The above introduces issues where users will have to rollback (for example, from version 3.7.11 to 3.7.10) as bug fixes can have cascading impacts. As a development team, we are working to improve testing quality to catch these cascading issues.

Having stated the above, it is challenging to advocate against adopting leading practices in software versioning and release. Maintaining the expectation misalignment propagates an (potentially conflict rife) environment where end-users are expecting software stability that is not inline with the available levels of effort from the development team.
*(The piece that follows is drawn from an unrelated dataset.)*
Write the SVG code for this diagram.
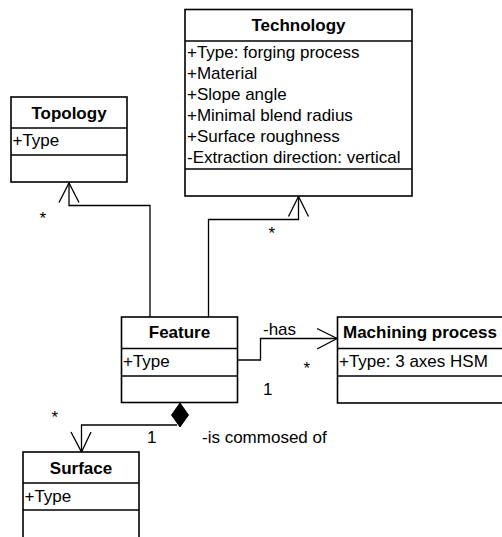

Continuing with a more ad-hoc versioning system means that API consumers will continue to express frustration about a changing API and the lack of forewarning. Finally, a non-standard release schedule means that decision makers external to the project have little to no mechanism to contribute to or understand when new (breaking and non-breaking) releases could be occurring.

Alternatives

• Maintain the status quo - the expectation misalignment will not be addressed
• Move to quarterly releases for all code - this significantly slows the pace at which users can access fixes and pushes the burden of builds with incremental (between release) fixes onto the user base
• Move to a 100% continuous integration / continuous deploy (CI/CD) environment - the length of time required to test the code base means that overlapping (and possibly conflicting changes) would be (much?) more likely to occur.

Unresolved Questions

• How will internal (ASC) processes for set isis and release deploy be managed? (Another RFC will be created to address this issue.)

Future Possibilities

• In the future, it may be advisable to address long term support (LTS) models where an even/odd approach is taken. This could be used to support mission pipeline deploys or as a mean by which the stable (even versions) are mixed with unstable (odd versions); this effectively lengthens the time a release candidate is made publicly available.